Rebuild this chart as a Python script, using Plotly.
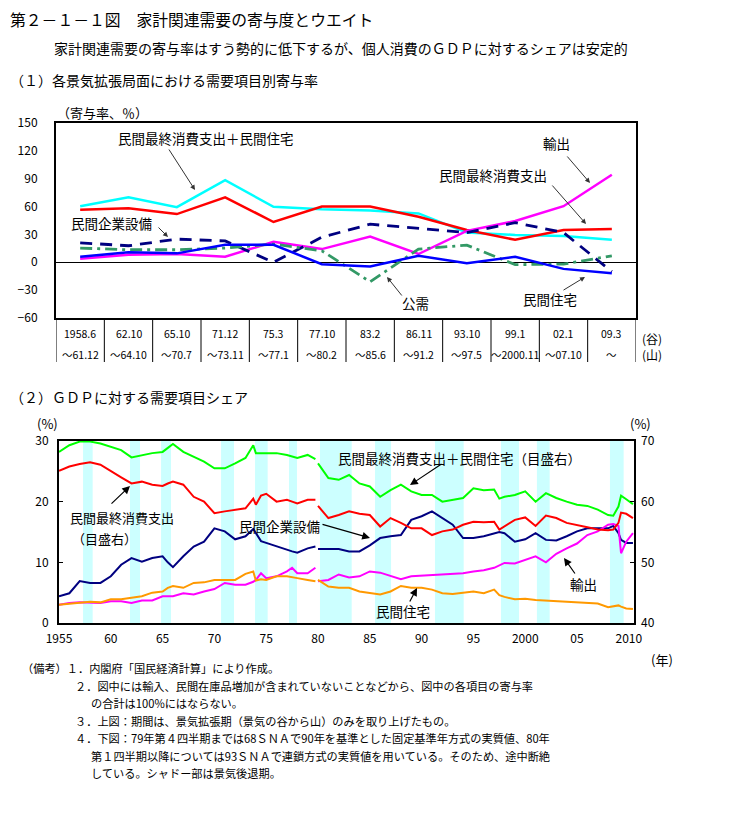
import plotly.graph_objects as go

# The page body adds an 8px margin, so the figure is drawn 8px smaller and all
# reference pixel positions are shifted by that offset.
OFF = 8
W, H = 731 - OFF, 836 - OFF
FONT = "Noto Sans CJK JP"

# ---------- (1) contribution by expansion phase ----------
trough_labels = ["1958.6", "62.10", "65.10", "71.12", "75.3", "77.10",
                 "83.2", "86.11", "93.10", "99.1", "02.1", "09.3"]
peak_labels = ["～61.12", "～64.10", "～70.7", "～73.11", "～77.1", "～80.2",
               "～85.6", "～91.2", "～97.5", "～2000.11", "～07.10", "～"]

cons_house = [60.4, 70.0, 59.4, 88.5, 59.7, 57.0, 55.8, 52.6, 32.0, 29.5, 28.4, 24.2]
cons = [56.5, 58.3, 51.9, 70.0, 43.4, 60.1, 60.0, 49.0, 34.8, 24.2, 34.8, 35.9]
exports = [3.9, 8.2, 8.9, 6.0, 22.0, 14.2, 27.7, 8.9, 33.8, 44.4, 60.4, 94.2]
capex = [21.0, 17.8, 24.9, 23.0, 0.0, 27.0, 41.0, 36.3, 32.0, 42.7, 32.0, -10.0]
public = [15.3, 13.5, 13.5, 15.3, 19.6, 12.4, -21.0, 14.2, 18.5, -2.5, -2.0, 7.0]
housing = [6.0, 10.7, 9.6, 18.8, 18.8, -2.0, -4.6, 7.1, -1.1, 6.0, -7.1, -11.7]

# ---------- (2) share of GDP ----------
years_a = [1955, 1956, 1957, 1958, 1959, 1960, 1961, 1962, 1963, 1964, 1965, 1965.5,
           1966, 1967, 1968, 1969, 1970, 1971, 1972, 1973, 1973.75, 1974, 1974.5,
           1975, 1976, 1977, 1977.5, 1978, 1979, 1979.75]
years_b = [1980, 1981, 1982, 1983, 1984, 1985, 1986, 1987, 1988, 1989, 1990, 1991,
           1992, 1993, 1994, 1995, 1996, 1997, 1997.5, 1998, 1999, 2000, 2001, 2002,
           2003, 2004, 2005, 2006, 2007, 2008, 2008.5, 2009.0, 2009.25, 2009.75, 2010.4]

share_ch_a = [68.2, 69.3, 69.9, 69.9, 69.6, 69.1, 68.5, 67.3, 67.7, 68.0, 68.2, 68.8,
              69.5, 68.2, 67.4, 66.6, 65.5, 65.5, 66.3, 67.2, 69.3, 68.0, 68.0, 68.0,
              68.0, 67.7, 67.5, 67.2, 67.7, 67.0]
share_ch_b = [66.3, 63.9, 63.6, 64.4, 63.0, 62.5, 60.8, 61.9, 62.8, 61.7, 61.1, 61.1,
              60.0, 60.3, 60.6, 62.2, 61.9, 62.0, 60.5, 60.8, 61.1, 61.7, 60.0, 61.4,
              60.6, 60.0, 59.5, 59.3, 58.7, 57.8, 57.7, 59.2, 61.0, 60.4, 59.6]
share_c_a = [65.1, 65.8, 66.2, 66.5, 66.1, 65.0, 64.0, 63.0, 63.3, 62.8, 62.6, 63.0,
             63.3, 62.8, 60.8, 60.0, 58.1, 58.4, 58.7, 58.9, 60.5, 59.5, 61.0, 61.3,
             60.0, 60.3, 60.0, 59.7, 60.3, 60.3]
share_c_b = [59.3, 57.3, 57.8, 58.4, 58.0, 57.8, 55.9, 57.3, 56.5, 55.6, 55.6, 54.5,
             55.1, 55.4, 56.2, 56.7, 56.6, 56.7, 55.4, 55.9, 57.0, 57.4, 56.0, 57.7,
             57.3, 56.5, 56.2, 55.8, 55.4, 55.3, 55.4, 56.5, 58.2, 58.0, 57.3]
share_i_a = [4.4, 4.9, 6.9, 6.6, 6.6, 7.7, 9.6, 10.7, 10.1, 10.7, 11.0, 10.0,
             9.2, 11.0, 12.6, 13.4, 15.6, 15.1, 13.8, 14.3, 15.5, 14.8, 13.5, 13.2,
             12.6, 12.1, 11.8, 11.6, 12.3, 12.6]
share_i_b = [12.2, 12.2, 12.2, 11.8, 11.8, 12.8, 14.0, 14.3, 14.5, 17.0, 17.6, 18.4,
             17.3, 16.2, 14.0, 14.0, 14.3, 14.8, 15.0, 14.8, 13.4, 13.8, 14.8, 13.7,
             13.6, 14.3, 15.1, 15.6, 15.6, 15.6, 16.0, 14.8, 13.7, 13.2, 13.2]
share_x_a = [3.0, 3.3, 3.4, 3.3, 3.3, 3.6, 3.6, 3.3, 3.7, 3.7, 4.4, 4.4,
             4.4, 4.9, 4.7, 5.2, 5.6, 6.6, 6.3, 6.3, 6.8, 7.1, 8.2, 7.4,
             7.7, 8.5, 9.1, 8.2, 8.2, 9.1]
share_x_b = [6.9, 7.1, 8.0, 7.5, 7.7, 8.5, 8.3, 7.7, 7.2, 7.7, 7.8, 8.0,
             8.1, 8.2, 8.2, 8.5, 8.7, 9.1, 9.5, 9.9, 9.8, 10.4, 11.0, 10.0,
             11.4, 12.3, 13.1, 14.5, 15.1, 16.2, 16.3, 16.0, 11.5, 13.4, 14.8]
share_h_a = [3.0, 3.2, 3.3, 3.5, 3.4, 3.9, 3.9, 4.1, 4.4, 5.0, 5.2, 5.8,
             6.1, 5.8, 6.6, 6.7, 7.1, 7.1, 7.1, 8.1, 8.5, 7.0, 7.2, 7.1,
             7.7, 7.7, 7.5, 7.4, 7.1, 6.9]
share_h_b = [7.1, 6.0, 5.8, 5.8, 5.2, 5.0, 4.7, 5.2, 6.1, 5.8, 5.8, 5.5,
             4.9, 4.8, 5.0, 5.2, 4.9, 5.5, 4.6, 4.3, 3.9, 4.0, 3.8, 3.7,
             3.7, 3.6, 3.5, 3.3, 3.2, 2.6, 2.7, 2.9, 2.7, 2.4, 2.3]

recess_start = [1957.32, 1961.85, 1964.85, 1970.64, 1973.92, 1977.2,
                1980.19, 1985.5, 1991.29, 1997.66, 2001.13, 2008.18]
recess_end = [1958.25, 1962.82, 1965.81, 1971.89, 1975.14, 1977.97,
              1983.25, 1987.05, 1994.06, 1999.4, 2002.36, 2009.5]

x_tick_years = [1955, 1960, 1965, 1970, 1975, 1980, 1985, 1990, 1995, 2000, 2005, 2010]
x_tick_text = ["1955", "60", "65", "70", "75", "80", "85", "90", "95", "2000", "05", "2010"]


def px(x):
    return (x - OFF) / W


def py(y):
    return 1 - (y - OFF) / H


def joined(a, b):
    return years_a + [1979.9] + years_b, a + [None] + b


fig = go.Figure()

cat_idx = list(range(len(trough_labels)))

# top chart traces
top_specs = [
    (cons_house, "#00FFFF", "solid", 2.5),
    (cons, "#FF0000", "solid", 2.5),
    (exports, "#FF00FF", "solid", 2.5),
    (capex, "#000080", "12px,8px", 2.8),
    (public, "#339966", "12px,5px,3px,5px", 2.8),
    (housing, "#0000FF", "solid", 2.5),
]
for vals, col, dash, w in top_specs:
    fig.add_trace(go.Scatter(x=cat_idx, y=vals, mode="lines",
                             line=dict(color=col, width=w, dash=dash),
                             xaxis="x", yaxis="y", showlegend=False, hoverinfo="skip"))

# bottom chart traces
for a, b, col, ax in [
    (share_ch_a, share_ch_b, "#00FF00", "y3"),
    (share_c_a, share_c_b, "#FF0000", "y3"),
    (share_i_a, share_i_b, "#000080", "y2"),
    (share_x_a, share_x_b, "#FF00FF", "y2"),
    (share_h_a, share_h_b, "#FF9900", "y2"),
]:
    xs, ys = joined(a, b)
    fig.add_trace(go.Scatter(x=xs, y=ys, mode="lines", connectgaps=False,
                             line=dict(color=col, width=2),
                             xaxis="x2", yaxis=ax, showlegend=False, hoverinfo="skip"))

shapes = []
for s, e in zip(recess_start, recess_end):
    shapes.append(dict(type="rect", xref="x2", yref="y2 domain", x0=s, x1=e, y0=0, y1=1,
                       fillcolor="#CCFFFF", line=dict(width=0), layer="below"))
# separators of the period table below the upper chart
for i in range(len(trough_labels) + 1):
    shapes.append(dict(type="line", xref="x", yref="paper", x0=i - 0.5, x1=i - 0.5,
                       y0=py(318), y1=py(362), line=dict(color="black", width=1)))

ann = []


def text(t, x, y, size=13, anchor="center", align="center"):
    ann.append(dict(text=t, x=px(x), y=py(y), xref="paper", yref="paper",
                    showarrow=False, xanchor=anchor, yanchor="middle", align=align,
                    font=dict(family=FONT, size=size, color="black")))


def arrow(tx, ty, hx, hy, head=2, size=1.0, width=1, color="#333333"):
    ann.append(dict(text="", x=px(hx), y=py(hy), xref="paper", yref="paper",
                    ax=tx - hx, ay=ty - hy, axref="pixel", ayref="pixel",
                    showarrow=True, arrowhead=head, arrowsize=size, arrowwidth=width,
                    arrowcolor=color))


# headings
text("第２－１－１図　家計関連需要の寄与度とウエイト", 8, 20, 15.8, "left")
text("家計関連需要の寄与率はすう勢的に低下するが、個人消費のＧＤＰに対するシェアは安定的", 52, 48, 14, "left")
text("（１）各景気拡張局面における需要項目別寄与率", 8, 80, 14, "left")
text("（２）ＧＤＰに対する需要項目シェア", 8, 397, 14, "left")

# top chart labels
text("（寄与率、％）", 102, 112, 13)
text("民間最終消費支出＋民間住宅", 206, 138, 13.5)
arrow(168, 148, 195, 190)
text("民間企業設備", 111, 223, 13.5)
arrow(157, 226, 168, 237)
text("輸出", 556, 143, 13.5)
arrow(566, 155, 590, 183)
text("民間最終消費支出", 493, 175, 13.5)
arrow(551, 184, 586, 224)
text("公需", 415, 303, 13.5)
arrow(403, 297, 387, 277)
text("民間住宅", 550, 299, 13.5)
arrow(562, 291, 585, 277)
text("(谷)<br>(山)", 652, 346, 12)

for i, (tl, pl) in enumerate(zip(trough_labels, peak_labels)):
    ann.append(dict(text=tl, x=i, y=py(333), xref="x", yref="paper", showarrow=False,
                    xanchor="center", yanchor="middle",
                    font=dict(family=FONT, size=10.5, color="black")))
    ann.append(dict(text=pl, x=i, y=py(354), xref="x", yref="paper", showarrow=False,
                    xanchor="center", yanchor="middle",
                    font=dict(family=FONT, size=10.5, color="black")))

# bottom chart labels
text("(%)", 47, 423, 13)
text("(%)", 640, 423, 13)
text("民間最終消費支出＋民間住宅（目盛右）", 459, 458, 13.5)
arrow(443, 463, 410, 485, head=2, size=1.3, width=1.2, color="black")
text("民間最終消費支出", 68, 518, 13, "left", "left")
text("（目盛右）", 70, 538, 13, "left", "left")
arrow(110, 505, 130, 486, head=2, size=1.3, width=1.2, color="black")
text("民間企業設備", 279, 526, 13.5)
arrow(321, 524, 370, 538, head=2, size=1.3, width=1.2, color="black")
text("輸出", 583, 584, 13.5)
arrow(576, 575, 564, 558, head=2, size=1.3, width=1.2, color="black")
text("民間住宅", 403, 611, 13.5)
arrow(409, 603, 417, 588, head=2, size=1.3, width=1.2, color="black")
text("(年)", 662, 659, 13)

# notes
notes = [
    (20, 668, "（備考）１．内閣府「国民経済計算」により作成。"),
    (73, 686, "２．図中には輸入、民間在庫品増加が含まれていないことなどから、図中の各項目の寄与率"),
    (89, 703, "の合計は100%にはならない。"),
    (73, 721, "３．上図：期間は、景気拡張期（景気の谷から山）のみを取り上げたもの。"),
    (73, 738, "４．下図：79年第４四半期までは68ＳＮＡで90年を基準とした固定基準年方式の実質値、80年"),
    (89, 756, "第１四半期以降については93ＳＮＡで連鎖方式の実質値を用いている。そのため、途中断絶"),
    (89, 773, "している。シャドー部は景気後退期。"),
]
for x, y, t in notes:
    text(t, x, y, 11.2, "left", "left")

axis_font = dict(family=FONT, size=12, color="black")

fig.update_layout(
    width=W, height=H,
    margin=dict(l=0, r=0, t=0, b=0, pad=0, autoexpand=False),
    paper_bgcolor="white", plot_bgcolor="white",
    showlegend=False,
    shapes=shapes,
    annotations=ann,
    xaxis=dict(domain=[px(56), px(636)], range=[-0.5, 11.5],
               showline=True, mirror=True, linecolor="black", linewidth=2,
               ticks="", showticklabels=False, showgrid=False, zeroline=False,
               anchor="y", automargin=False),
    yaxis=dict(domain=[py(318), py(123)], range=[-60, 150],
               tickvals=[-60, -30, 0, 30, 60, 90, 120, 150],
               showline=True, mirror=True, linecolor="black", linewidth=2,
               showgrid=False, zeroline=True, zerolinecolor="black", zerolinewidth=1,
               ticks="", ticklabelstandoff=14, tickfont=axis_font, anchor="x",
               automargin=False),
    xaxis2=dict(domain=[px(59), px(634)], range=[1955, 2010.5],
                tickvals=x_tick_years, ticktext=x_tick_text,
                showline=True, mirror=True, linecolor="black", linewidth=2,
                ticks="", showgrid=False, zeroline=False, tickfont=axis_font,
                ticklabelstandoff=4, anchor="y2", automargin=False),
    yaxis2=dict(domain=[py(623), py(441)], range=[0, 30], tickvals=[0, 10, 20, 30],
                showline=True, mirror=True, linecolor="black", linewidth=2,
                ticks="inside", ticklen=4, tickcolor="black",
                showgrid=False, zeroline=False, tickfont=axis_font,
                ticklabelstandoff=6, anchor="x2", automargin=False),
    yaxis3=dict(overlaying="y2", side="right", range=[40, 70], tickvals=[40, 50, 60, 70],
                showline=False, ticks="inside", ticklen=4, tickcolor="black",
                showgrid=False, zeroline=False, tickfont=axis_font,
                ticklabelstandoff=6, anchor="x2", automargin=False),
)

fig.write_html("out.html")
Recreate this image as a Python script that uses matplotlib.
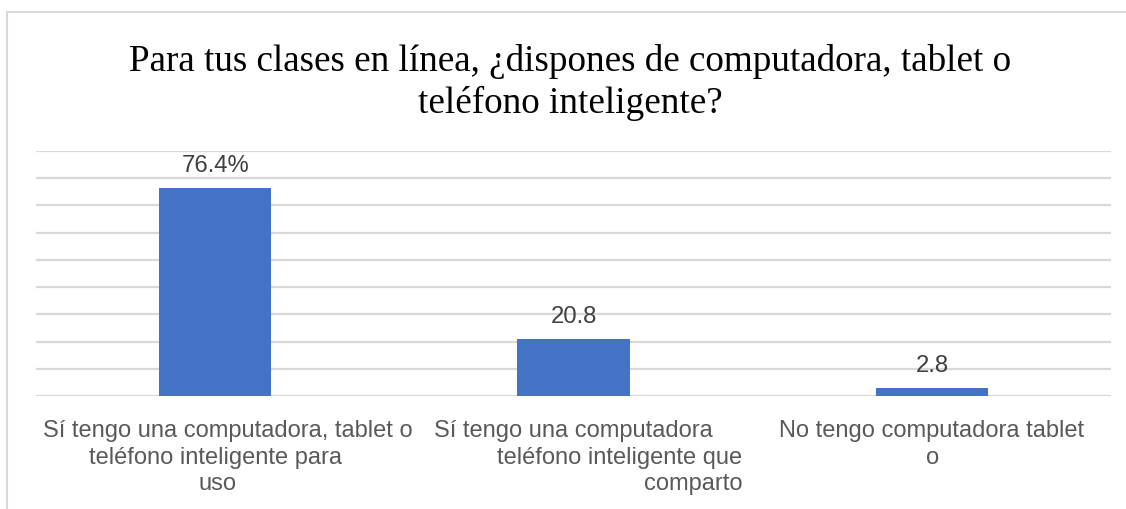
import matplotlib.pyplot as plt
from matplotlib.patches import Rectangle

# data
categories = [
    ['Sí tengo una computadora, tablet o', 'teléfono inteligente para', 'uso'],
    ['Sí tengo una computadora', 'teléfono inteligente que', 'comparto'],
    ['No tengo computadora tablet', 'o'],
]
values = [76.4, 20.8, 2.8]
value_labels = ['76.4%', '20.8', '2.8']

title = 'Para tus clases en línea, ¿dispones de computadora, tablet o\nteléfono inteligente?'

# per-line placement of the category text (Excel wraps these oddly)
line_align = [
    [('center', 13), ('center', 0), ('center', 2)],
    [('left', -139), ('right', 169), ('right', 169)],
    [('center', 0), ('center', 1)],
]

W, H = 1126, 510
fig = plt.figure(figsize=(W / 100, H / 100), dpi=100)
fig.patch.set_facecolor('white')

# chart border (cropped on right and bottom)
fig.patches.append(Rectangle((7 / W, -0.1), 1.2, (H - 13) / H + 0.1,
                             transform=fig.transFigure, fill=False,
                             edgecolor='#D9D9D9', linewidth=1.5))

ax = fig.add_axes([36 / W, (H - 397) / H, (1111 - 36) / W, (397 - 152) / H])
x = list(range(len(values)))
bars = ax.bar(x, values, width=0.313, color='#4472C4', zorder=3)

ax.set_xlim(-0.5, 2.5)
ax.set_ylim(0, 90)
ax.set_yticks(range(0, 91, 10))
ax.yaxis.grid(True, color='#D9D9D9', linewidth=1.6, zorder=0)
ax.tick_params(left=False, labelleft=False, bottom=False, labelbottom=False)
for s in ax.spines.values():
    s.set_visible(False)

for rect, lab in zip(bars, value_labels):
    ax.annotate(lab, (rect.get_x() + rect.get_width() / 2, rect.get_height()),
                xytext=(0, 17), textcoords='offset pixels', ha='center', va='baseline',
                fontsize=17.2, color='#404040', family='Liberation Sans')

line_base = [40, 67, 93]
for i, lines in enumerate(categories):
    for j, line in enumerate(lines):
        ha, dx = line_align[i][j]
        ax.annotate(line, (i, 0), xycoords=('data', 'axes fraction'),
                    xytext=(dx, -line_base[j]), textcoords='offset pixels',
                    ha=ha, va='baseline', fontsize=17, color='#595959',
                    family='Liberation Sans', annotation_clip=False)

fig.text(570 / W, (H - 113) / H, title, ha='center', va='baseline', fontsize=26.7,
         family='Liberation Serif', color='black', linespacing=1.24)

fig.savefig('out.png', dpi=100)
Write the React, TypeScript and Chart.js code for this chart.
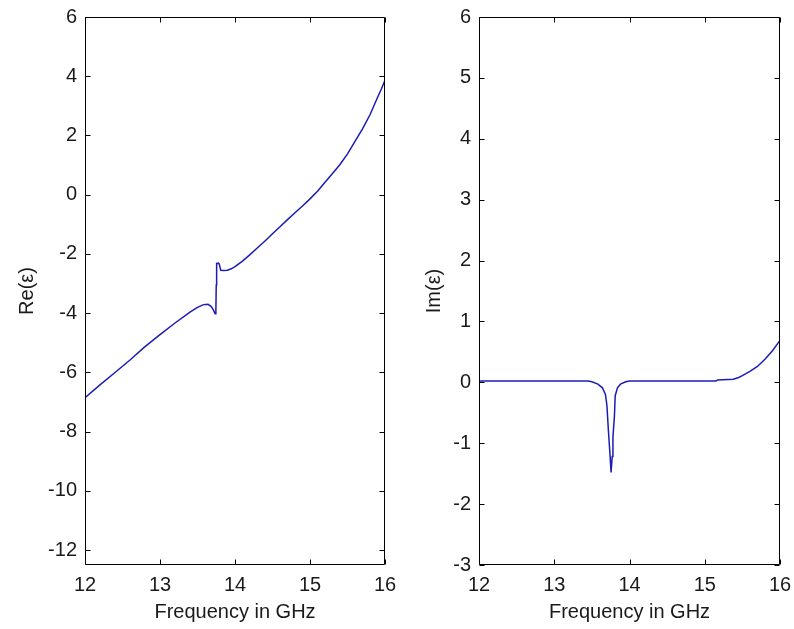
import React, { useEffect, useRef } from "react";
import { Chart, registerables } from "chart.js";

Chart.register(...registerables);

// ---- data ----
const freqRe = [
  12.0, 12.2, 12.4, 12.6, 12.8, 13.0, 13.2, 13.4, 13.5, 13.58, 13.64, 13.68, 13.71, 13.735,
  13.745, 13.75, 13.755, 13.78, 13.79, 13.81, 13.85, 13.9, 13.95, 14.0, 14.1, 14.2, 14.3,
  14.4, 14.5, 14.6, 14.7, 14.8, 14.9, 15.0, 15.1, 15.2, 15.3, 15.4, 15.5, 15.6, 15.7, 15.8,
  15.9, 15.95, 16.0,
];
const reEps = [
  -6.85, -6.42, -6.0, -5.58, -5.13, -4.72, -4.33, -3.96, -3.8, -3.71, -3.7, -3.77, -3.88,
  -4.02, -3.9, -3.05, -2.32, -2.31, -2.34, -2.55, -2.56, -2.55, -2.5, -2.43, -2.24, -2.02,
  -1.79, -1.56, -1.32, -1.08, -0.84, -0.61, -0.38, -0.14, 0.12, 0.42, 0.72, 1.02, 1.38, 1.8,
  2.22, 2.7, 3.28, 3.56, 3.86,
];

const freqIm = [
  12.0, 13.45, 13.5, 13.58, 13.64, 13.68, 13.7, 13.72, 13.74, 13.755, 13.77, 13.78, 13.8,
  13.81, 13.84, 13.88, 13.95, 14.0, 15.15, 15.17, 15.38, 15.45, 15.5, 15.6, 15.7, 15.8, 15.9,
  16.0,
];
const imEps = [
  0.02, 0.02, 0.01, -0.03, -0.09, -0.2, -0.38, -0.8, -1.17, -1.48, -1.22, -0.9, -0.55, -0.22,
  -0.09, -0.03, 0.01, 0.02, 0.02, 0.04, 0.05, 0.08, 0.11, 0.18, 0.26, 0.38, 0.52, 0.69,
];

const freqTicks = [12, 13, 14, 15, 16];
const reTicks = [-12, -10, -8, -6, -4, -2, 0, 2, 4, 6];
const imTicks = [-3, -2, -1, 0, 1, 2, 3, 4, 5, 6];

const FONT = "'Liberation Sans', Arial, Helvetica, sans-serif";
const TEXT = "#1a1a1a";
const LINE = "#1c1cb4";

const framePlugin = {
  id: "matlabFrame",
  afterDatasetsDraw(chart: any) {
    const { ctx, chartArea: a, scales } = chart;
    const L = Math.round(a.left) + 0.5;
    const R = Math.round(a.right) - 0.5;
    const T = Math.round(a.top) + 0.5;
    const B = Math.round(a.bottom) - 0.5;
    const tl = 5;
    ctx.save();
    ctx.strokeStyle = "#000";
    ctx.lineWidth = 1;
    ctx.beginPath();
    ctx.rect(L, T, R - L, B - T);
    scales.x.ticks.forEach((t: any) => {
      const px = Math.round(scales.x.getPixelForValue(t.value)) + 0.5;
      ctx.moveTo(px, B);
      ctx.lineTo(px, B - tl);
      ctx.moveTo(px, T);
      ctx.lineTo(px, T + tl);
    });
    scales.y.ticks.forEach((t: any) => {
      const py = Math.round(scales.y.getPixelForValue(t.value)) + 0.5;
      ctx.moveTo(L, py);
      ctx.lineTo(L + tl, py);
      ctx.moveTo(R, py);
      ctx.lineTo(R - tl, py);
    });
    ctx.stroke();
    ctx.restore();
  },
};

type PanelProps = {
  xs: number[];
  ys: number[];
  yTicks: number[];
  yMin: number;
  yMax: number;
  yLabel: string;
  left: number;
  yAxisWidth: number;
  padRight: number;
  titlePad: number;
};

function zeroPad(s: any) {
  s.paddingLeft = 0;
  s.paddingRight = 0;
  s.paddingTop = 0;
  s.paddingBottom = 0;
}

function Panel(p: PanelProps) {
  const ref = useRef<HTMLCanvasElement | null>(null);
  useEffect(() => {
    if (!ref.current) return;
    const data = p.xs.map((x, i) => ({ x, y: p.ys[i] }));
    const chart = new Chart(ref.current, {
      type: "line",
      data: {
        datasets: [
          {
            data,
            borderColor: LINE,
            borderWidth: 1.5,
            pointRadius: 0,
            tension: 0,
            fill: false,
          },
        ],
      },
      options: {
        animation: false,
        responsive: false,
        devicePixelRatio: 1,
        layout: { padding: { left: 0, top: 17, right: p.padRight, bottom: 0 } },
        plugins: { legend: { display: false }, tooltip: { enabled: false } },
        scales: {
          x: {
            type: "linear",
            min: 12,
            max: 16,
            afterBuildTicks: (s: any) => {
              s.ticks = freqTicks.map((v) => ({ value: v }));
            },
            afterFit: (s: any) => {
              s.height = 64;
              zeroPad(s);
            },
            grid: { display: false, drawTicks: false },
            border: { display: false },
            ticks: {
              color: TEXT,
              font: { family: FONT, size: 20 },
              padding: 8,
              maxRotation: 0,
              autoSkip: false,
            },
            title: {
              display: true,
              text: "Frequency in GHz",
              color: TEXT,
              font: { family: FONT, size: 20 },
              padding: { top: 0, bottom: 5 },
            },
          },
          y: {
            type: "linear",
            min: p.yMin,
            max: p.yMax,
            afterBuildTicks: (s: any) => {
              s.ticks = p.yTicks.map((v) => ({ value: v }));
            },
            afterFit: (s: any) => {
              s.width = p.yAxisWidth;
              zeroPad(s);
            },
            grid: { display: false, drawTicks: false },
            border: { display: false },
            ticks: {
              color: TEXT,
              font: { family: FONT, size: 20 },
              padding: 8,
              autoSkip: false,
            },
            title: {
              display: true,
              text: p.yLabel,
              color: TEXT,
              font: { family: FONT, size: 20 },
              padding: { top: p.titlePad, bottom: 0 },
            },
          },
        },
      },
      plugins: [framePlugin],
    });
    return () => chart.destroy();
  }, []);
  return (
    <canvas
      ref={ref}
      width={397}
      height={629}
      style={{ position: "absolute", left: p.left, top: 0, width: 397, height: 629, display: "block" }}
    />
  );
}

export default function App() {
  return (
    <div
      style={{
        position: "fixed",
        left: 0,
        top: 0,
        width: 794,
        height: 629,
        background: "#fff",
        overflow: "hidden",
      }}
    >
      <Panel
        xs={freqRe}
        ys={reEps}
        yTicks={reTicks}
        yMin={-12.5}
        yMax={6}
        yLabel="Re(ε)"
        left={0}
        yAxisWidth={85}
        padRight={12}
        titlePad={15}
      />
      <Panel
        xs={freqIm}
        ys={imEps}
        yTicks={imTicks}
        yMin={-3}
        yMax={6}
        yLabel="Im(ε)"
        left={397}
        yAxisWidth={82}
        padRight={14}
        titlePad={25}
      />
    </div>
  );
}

◆ ◆ ◆

Given task »
Start at the line containing "Write the React, TypeScript" and stop at the line containing "Chart.register(...registerables);"; transcribe those lines exactly, skipping pictures.

Solution for this task »
Write the React, TypeScript and Chart.js code for this chart.
import React, { useEffect, useRef } from "react";
import { Chart, registerables } from "chart.js";

Chart.register(...registerables);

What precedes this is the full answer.